Una pesadez”. Por eso la gustaban los animales, sobre todo los perros, porque
le daban ese amor sin medida que necesitaba. Siempre hubo alguno a su lado, y
en una entrevista que le hicieron poco antes de morir declaró que una de las
cosas que más la aterraba de la muerte era preguntarse qué pasaría con sus
perras.
Pero,
en fin, no es de Esther Tusquets ni de lo importante que fue en mi vida de lo
que quería hablar en este momento, sino de lo que me pasó cuando me publicó
aquel libro. Recuerdo cuando recibí el primer ejemplar. Pocas veces he sido tan
feliz. No podía separarme de él, y en los días siguientes lo llevaba conmigo a
todos los lados. Mi mujer, nuestros hijos y yo fuimos a un restaurante para
celebrarlo. Lo eligieron los niños, por lo que terminamos en uno chino llamado
La Gran Muralla. No importaba, nuestra felicidad nos compensó sobradamente del
arroz tres delicias y los rollitos de primavera.
Enseguida
llegó la Feria del Libro de Madrid y Esther me pidió que fuera a firmar a la
caseta de su editorial. Lo hice encantado, aunque ella me advirtió protectora
que no debía deprimirme si no firmaba demasiados ejemplares. Decidí asumir ese
riesgo y viajé hacia Madrid, como el que parte a la conquista del Nuevo Mundo.
Al llegar al paseo del Retiro, se enfrió mi entusiasmo.
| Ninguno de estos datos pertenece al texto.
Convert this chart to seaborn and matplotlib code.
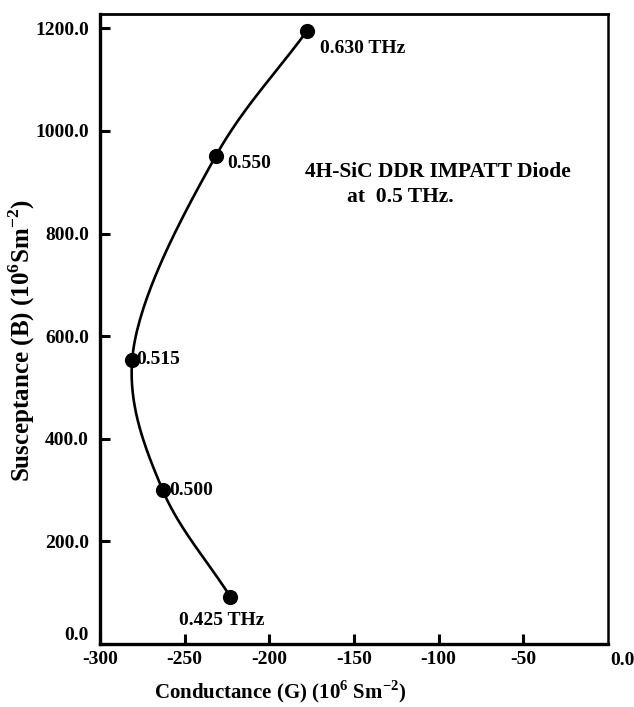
import numpy as np
import pandas as pd
import matplotlib
matplotlib.use("Agg")
import matplotlib.pyplot as plt
import seaborn as sns

# Admittance of the 4H-SiC DDR IMPATT diode at several frequencies
freq_labels = ["0.425 THz", "0.500", "0.515", "0.550", "0.630 THz"]
conductance = [-223.0, -263.0, -281.0, -231.5, -178.0]   # G (10^6 S m^-2)
susceptance = [92.0, 300.0, 554.0, 952.0, 1194.0]         # B (10^6 S m^-2)

x_ticks = [-300, -250, -200, -150, -100, -50]
y_ticks = [0, 200, 400, 600, 800, 1000, 1200]

df = pd.DataFrame({"G": conductance, "B": susceptance, "f": freq_labels})

XLIM = (-300, 0)
YLIM = (0, 1228)
W, H = 634, 707
AX_BOX = [100, 14, 508, 630]   # left, top, width, height in pixels


def catmull_rom(px, py, n=40, alpha=0.5):
    """Centripetal Catmull-Rom curve through the given points."""
    p = np.column_stack([px, py]).astype(float)
    p = np.vstack([2 * p[0] - p[1], p, 2 * p[-1] - p[-2]])
    out = []
    for i in range(1, len(p) - 2):
        p0, p1, p2, p3 = p[i - 1], p[i], p[i + 1], p[i + 2]
        t0 = 0.0
        t1 = t0 + np.linalg.norm(p1 - p0) ** alpha
        t2 = t1 + np.linalg.norm(p2 - p1) ** alpha
        t3 = t2 + np.linalg.norm(p3 - p2) ** alpha
        t = np.linspace(t1, t2, n)[:, None]
        a1 = (t1 - t) / (t1 - t0) * p0 + (t - t0) / (t1 - t0) * p1
        a2 = (t2 - t) / (t2 - t1) * p1 + (t - t1) / (t2 - t1) * p2
        a3 = (t3 - t) / (t3 - t2) * p2 + (t - t2) / (t3 - t2) * p3
        b1 = (t2 - t) / (t2 - t0) * a1 + (t - t0) / (t2 - t0) * a2
        b2 = (t3 - t) / (t3 - t1) * a2 + (t - t1) / (t3 - t1) * a3
        c = (t2 - t) / (t2 - t1) * b1 + (t - t1) / (t2 - t1) * b2
        out.append(c if i == 1 else c[1:])
    c = np.vstack(out)
    return c[:, 0], c[:, 1]


sns.set_theme(style="white")
plt.rcParams["font.family"] = ["Liberation Serif", "DejaVu Serif"]
plt.rcParams["mathtext.fontset"] = "custom"
plt.rcParams["mathtext.rm"] = "Liberation Serif:bold"
plt.rcParams["mathtext.bf"] = "Liberation Serif:bold"
for key in ["text.color", "axes.labelcolor", "xtick.color", "ytick.color"]:
    plt.rcParams[key] = "black"

fig = plt.figure(figsize=(W / 100, H / 100), dpi=100)
l, t, w, h = AX_BOX
ax = fig.add_axes([l / W, 1 - (t + h) / H, w / W, h / H])

# Smooth the curve in screen-proportional units so it bends evenly
sx = w / (XLIM[1] - XLIM[0])
sy = h / (YLIM[1] - YLIM[0])
u, v = catmull_rom(np.array(conductance) * sx, np.array(susceptance) * sy)
curve = pd.DataFrame({"G": u / sx, "B": v / sy})

sns.lineplot(data=curve, x="G", y="B", sort=False, estimator=None,
             color="black", lw=1.9, ax=ax)
sns.scatterplot(data=df, x="G", y="B", s=120, color="black",
                edgecolor="black", linewidth=0, zorder=5, ax=ax)

ax.set_xlim(*XLIM)
ax.set_ylim(*YLIM)
ax.set_xticks(x_ticks)
ax.set_xticklabels([str(tk) for tk in x_ticks])
ax.set_yticks(y_ticks)
ax.set_yticklabels([f"{tk:.1f}" for tk in y_ticks])
ax.tick_params(axis="both", direction="in", length=7, width=2.2,
               labelsize=14, bottom=True, left=True, top=False, right=False)
ax.tick_params(axis="x", pad=5)
ax.tick_params(axis="y", pad=8)
for lab in ax.get_xticklabels() + ax.get_yticklabels():
    lab.set_fontweight("bold")
ax.get_yticklabels()[0].set_verticalalignment("bottom")
ax.text(1.005, -0.012, "0.0", transform=ax.transAxes, ha="left", va="top",
        fontsize=14, fontweight="bold")

for side, lw in {"left": 2.4, "bottom": 2.4, "top": 2.0, "right": 1.8}.items():
    ax.spines[side].set_color("black")
    ax.spines[side].set_linewidth(lw)

ax.set_xlabel(r"Conductance (G) (10$^{6}$ Sm$^{-2}$)", fontsize=15,
              fontweight="bold")
ax.xaxis.set_label_coords((280 - l) / w, -(692 - (t + h)) / h)
ax.xaxis.label.set_verticalalignment("center")
ax.set_ylabel(r"Susceptance (B) (10$^{6}$Sm$^{-2}$)", fontsize=18,
              fontweight="bold")
ax.yaxis.set_label_coords(-(l - 22) / w, 1 - (340 - t) / h)
ax.yaxis.label.set_verticalalignment("center")

# Frequency labels next to the points
offsets = {
    "0.425 THz": (-37, -17),
    "0.500": (5, 0),
    "0.515": (3, 0),
    "0.550": (8, -6),
    "0.630 THz": (10, -12),
}
for g, b, f in zip(conductance, susceptance, freq_labels):
    dx, dy = offsets[f]
    ax.annotate(f, (g, b), xytext=(dx, dy), textcoords="offset points",
                ha="left", va="center", fontsize=14, fontweight="bold")

ax.text(-179, 920, "4H-SiC DDR IMPATT Diode", fontsize=15.5, ha="left",
        va="center", fontweight="bold")
ax.text(-154, 871, "at  0.5 THz.", fontsize=15.5, ha="left",
        va="center", fontweight="bold")

fig.savefig("out.png", dpi=100)
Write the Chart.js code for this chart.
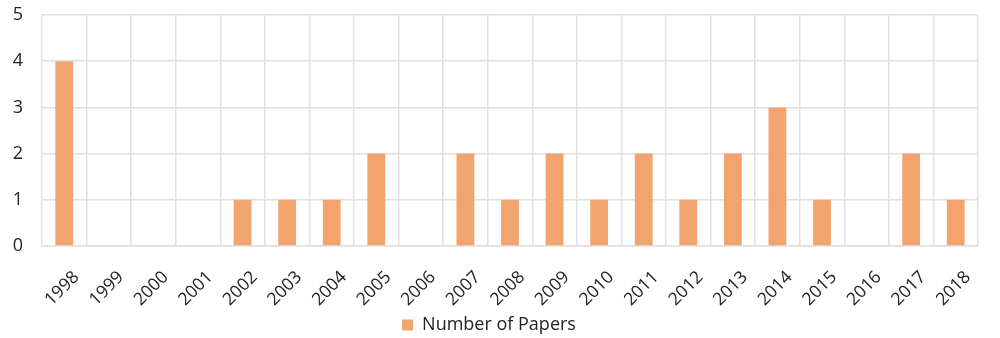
<!DOCTYPE html>
<html>
<head>
<meta charset="utf-8">
<script src="https://cdn.jsdelivr.net/npm/chart.js@4"></script>
<style>
    html, body { margin: 0; padding: 0; background: #ffffff; }
    #wrap { width: 1000px; height: 338px; }
</style>
</head>
<body>
<div id="wrap"><canvas id="barChart"></canvas></div>
<script>
const years = ['1998', '1999', '2000', '2001', '2002', '2003', '2004', '2005', '2006', '2007',
    '2008', '2009', '2010', '2011', '2012', '2013', '2014', '2015', '2016', '2017', '2018'];
const papers = [4, 0, 0, 0, 1, 1, 1, 2, 0, 2, 1, 2, 1, 2, 1, 2, 3, 1, 0, 2, 1];
const yTicks = [0, 1, 2, 3, 4, 5];

const ctx = document.getElementById('barChart');

new Chart(ctx, {
    type: 'bar',
    data: {
        labels: years,
        datasets: [
            {
                label: 'Number of Papers',
                data: papers,
                backgroundColor: '#F2A46E',
                borderWidth: 0,
            },
        ]
    },
    options: {
        responsive: true,
        maintainAspectRatio: false,
        animation: false,
        categoryPercentage: 0.4,
        barPercentage: 1,
        layout: {
            padding: { top: 15, right: 22, left: 0, bottom: -6 }
        },
        plugins: {
            legend: {
                position: 'bottom',
                labels: {
                    boxWidth: 11,
                    boxHeight: 11,
                    padding: 0,
                    color: '#222222',
                    font: { family: 'Open Sans', size: 18 }
                }
            },
            tooltip: { enabled: false }
        },
        scales: {
            x: {
                afterFit: function (scale) {
                    scale.paddingLeft = 0;
                    scale.paddingRight = 0;
                    scale.height = 70;  // 축 라벨 영역 높이 고정
                },
                grid: {
                    color: '#E0E0E0',
                    lineWidth: 1.5,
                    drawTicks: false,
                },
                border: { color: '#E0E0E0', width: 1.5 },
                ticks: {
                    minRotation: 45,
                    maxRotation: 45,
                    padding: 21,
                    labelOffset: 12,
                    color: '#222222',
                    font: { family: 'Open Sans', size: 17.5 }
                }
            },
            y: {
                min: 0,
                max: 5,
                afterBuildTicks: function (axis) {
                    axis.ticks = yTicks.map(v => ({ value: v }));
                },
                afterFit: function (scale) {
                    scale.paddingTop = 0;
                    scale.paddingBottom = 0;
                    scale.width = 42;
                },
                grid: {
                    color: '#E0E0E0',
                    lineWidth: 1.5,
                    drawTicks: false,
                },
                border: { display: false },
                ticks: {
                    padding: 19,
                    color: '#222222',
                    font: { family: 'Open Sans', size: 18 }
                }
            }
        }
    }
});
</script>
</body>
</html>
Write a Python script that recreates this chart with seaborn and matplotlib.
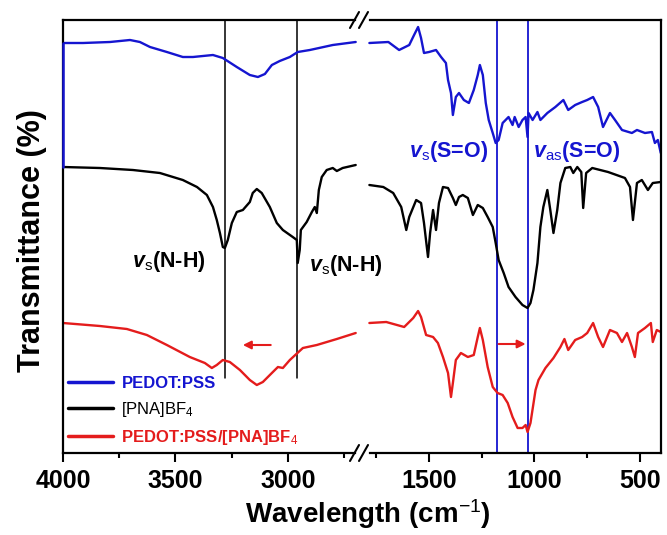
import matplotlib
matplotlib.use("Agg")
import matplotlib.pyplot as plt
import numpy as np
import pandas as pd
import seaborn as sns
from matplotlib.lines import Line2D
from matplotlib.ticker import FixedLocator

sns.set_theme(style="ticks")
plt.rcParams["font.family"] = ["Liberation Sans", "DejaVu Sans"]
plt.rcParams.update({
    "mathtext.fontset": "custom",
    "mathtext.rm": "Liberation Sans",
    "mathtext.it": "Liberation Sans:italic",
    "mathtext.bf": "Liberation Sans:bold",
    "mathtext.bfit": "Liberation Sans:italic:bold",
    "mathtext.sf": "Liberation Sans",
})

# ---------------- data (offset transmittance, arbitrary units) ----------------
samples = ["PEDOT:PSS", "[PNA]BF$_4$", "PEDOT:PSS/[PNA]BF$_4$"]

# high-wavenumber segment (4000 - 2700 cm-1)
pedot_hi_wn = [4000, 3911, 3791, 3702, 3658, 3613, 3538, 3467, 3422, 3333, 3289, 3227,
               3169, 3133, 3102, 3071, 3036, 2991, 2956, 2902, 2800, 2698]
pedot_hi_t = [410, 410, 411, 413, 411, 406, 401, 396, 396, 398, 395, 386,
              378, 376, 379, 388, 392, 396, 401, 403, 408, 411]

pna_hi_wn = [4000, 3836, 3689, 3569, 3467, 3404, 3360, 3333, 3316, 3302, 3289, 3280,
             3267, 3249, 3227, 3200, 3169, 3156, 3138, 3116, 3080, 3049, 3022, 2978,
             2960, 2956, 2947, 2942, 2916, 2893, 2880, 2871, 2862, 2849, 2827, 2800,
             2782, 2756, 2698]
pna_hi_t = [286, 285, 283, 280, 273, 266, 258, 246, 233, 220, 206, 205,
            213, 230, 241, 243, 251, 260, 264, 260, 246, 230, 223, 216,
            213, 190, 203, 223, 231, 241, 246, 240, 263, 276, 283, 285,
            282, 285, 288]

mix_hi_wn = [4000, 3836, 3716, 3627, 3538, 3436, 3369, 3338, 3316, 3289, 3258, 3213,
             3169, 3138, 3111, 3071, 3044, 3022, 2991, 2933, 2871, 2782, 2698]
mix_hi_t = [130, 127, 124, 118, 108, 96, 90, 85, 88, 93, 91, 83,
            73, 68, 71, 80, 86, 85, 93, 105, 108, 114, 120]

# low-wavenumber segment (1800 - 400 cm-1)
pedot_lo_wn = [1783, 1693, 1642, 1594, 1571, 1552, 1538, 1524, 1500, 1467, 1443, 1420,
               1410, 1396, 1387, 1373, 1358, 1335, 1311, 1288, 1269, 1259, 1245, 1231,
               1217, 1198, 1184, 1170, 1151, 1137, 1123, 1104, 1094, 1075, 1057, 1042,
               1033, 1028, 1009, 986, 972, 939, 901, 863, 840, 807, 774, 750, 722, 698,
               675, 642, 618, 585, 538, 514, 476, 443, 429, 415, 401]
pedot_lo_t = [410, 411, 403, 408, 418, 426, 415, 400, 401, 403, 396, 390,
              373, 360, 338, 356, 360, 353, 350, 363, 378, 388, 378, 350,
              333, 320, 310, 313, 330, 333, 336, 328, 336, 326, 333, 336,
              316, 340, 333, 341, 333, 340, 346, 353, 343, 348, 351, 353, 356, 346,
              326, 340, 333, 323, 320, 323, 320, 321, 310, 313, 300]

pna_lo_wn = [1783, 1717, 1670, 1632, 1608, 1594, 1561, 1538, 1524, 1505, 1495, 1481,
             1467, 1453, 1434, 1410, 1387, 1373, 1358, 1340, 1316, 1292, 1269, 1245,
             1222, 1198, 1184, 1170, 1146, 1123, 1090, 1057, 1033, 1019, 1005, 986,
             972, 958, 939, 925, 910, 892, 877, 854, 830, 816, 797, 778, 769, 755,
             726, 651, 571, 547, 533, 514, 491, 462, 439, 401]
pna_lo_t = [268, 266, 260, 246, 223, 236, 253, 250, 230, 196, 220, 243,
            223, 250, 266, 265, 255, 248, 256, 258, 255, 238, 248, 245,
            236, 226, 210, 193, 180, 166, 156, 148, 145, 150, 163, 190,
            226, 246, 263, 243, 220, 243, 270, 285, 286, 280, 286, 281, 245, 280,
            285, 281, 275, 266, 233, 270, 273, 263, 270, 271]

mix_lo_wn = [1783, 1703, 1618, 1575, 1552, 1538, 1514, 1481, 1458, 1434, 1410, 1396,
             1387, 1373, 1349, 1316, 1288, 1269, 1259, 1245, 1222, 1198, 1175, 1151,
             1127, 1104, 1080, 1057, 1042, 1033, 1019, 995, 981, 948, 910, 877, 858,
             840, 807, 774, 750, 722, 698, 675, 642, 609, 585, 561, 538, 524, 509,
             476, 448, 439, 420, 401]
mix_lo_t = [130, 131, 126, 135, 142, 136, 118, 116, 110, 96, 80, 56,
            70, 93, 100, 96, 98, 116, 125, 113, 86, 66, 60, 58,
            50, 36, 25, 25, 28, 21, 30, 63, 73, 85, 95, 106, 114,
            103, 113, 116, 120, 130, 116, 106, 123, 120, 111, 120, 106, 96, 120,
            125, 130, 111, 123, 121]

nh_lines = [3280, 2960]
so_lines = [1179, 1033]
hi_ticks = [4000, 3500, 3000]
hi_minor = [3750, 3250, 2750]
lo_ticks = [1500, 1000, 500]
lo_minor = [1750, 1250, 750]

BLUE = "#1515d0"
BLACK = "#000000"
RED = "#e41c1c"
palette = {samples[0]: BLUE, samples[1]: BLACK, samples[2]: RED}

def seg(wn, t, name):
    return pd.DataFrame({"wn": wn, "T": t, "sample": name})

df_hi = pd.concat([seg(pedot_hi_wn, pedot_hi_t, samples[0]),
                   seg(pna_hi_wn, pna_hi_t, samples[1]),
                   seg(mix_hi_wn, mix_hi_t, samples[2])], ignore_index=True)
df_lo = pd.concat([seg(pedot_lo_wn, pedot_lo_t, samples[0]),
                   seg(pna_lo_wn, pna_lo_t, samples[1]),
                   seg(mix_lo_wn, mix_lo_t, samples[2])], ignore_index=True)

W, H = 667, 535
fig = plt.figure(figsize=(W / 100, H / 100), dpi=100)
x0, xb, x1 = 63, 362, 661
y_top, y_bot = 20, 453
ax1 = fig.add_axes([x0 / W, 1 - y_bot / H, (xb - x0) / W, (y_bot - y_top) / H])
ax2 = fig.add_axes([xb / W, 1 - y_bot / H, (x1 - xb) / W, (y_bot - y_top) / H])
ax2.patch.set_visible(False)

for ax, df in ((ax1, df_hi), (ax2, df_lo)):
    sns.lineplot(data=df, x="wn", y="T", hue="sample", palette=palette,
                 estimator=None, sort=False, lw=1.7, legend=False, ax=ax)
    ax.set_ylim(0, 433)
    ax.set_yticks([])
    ax.set_xlabel("")
    ax.set_ylabel("")
    ax.tick_params(axis="y", left=False, right=False, labelleft=False)
    ax.tick_params(axis="x", which="major", direction="out", length=6.5, width=1.5,
                   pad=5, colors=BLACK, labelsize=18)
    ax.tick_params(axis="x", which="minor", direction="out", length=3.5, width=1.5,
                   colors=BLACK)
    for s in ax.spines.values():
        s.set_color(BLACK)
        s.set_linewidth(1.6)

ax1.set_xlim(4000, 2670)
ax2.set_xlim(1818, 400)
ax1.set_xticks(hi_ticks, labels=[str(v) for v in hi_ticks], fontweight="bold", fontsize=18)
ax2.set_xticks(lo_ticks, labels=[str(v) for v in lo_ticks], fontweight="bold", fontsize=18)
ax1.xaxis.set_minor_locator(FixedLocator(hi_minor))
ax2.xaxis.set_minor_locator(FixedLocator(lo_minor))

ax1.spines["right"].set_visible(False)
ax2.spines["left"].set_visible(False)
ax1.spines["top"].set_bounds(2702, 4000)
ax1.spines["bottom"].set_bounds(2702, 4000)
ax2.spines["top"].set_bounds(400, 1778)
ax2.spines["bottom"].set_bounds(400, 1778)

# blue segment drawn on the left axis line
ax1.plot([4000, 4000], [pedot_hi_t[0], pna_hi_t[0]], color=BLUE, lw=1.8,
         clip_on=False, zorder=5)

# reference lines
for v in nh_lines:
    ax1.axvline(v, ymin=(453 - 378) / 433, ymax=1, color=BLACK, lw=1.1, zorder=1)
for v in so_lines:
    ax2.axvline(v, color=BLUE, lw=1.3, zorder=1)

# arrows
ax1.annotate("", xy=(3200, 108), xytext=(3076, 108),
             arrowprops=dict(arrowstyle="-|>", color=RED, lw=1.5, mutation_scale=12,
                             shrinkA=0, shrinkB=0))
ax2.annotate("", xy=(1042, 109), xytext=(1170, 109),
             arrowprops=dict(arrowstyle="-|>", color=RED, lw=1.5, mutation_scale=12,
                             shrinkA=0, shrinkB=0))

# band labels
ax1.text(3693, 186, r"$\mathbfit{v}_{\mathrm{s}}$(N-H)", fontsize=15.5,
         fontweight="bold", ha="left", va="baseline", color=BLACK)
ax1.text(2907, 182, r"$\mathbfit{v}_{\mathrm{s}}$(N-H)", fontsize=15.5,
         fontweight="bold", ha="left", va="baseline", color=BLACK, clip_on=False,
         zorder=10)
ax2.text(1594, 296, r"$\mathbfit{v}_{\mathrm{s}}$(S=O)", fontsize=15.5,
         fontweight="bold", ha="left", va="baseline", color=BLUE)
ax2.text(1009, 296, r"$\mathbfit{v}_{\mathrm{as}}$(S=O)", fontsize=15.5,
         fontweight="bold", ha="left", va="baseline", color=BLUE)

# legend
handles = [Line2D([], [], color=palette[s], lw=2.5) for s in samples]
leg = ax1.legend(handles, samples, loc="upper left", bbox_to_anchor=(0.017, 0.178),
                 frameon=False, handlelength=2.7, handletextpad=0.5,
                 labelspacing=0.55, borderaxespad=0, borderpad=0,
                 prop={"size": 12, "weight": "bold"})
for txt, s in zip(leg.get_texts(), samples):
    txt.set_color(palette[s])
leg.get_texts()[1].set_fontweight("normal")

# axis titles
ax1.set_ylabel("Transmittance (%)", fontsize=22, fontweight="bold", color=BLACK)
ax1.yaxis.set_label_coords(-0.055, 0.49)
fig.text(368 / W, 1 - 514 / H, r"Wavelength (cm$^{-1}$)", fontsize=20,
         fontweight="bold", ha="center", va="center", color=BLACK)

# axis break marks
def px(x, y):
    return x / W, 1 - y / H

for yb in (y_top, y_bot):
    for xs in (350, 359):
        (a, b), (c, d) = px(xs, yb + 8), px(xs + 9, yb - 8)
        fig.add_artist(Line2D([a, c], [b, d], color=BLACK, lw=1.5,
                              transform=fig.transFigure))

fig.savefig("out.png", dpi=100)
Ver aquella cantidad de
casetas y los miles de libros que había expuestos en ellas heló mi sangre. ¿Qué
sería de mi pobre libro en medio de aquella selva intrincada y feroz? Firmé dos
ejemplares, del que solo uno fue a parar a una persona desconocida. Mientras
esperaba en la caseta, se acercó Mario Vargas Llosa, del que yo era un devoto
lector. Estuvo hojeando los libros expuestos y en un par de ocasiones su mano
sobrevoló muy lentamente el mío, o al menos eso me pareció, sin llegar a
detenerse en él. ¿Cómo podía pasar a su lado sin verlo? Pensé en identificarme,
en decirle que yo era el autor de aquel libro y que estaría encantado de poder
regalárselo, pero no me atreví. Aun pasó otra cosa, poco antes de irse, Vargas
Llosa se volvió hacia mí y, creyéndome un dependiente, me pidió con amabilidad
que le acercara uno de los libros de un estante lejano, lo que hice tan
resignado como feliz de poder complacerle.
Al
día siguiente, se presentaba el libro en la Fnac y, para mi sorpresa, el salón
estaba lleno a rebosar. Yo no podía entender qué hacía toda esa gente allí,
pues era mi primer libro y nadie me conocía en aquella ciudad, pero como es
lógico me sentí muy halagado y empecé a hablar de mi novela con incontenible
entusiasmo. Pero hablaba y hablaba y mi público no manifestaba interés alguno
ni hacía el mínimo gesto de aprobación o rechazo ante lo que les contaba. Y aún
fue más extraño que, al terminar, nadie se moviera de su asiento. Todo resultaba
bastante incomprensible e inquietante hasta que, al retirarme de la mesa,
alguien de la Fnac que me acompañaba me explicó un poco avergonzado lo que
sucedía. Aquellas gentes no habían sido desposeídos de su condición humana por
ninguna fuerza maligna, sino que justo después de mi acto había otro en que se
presentaba la versión cinematográfica de La pasión turca, y al que habían
prometido su asistencia el director y todos los actores y actrices de la
película, por lo que si habían acudido a mi presentación era solo para guardar
los asientos. El descubrimiento no resultaba demasiado halagador, pero debo
decir que no me importó en exceso. Incluso, pasado el primer sofoco, me sentí
afortunado. Volvía de mi visita a Madrid y de mi primera Feria del Libro con algo
que contar, algo gracioso que haría sonreír a quienes lo escucharan. ¿Qué mejor
bautismo, pensé, para mi recién estrenada vida de escritor?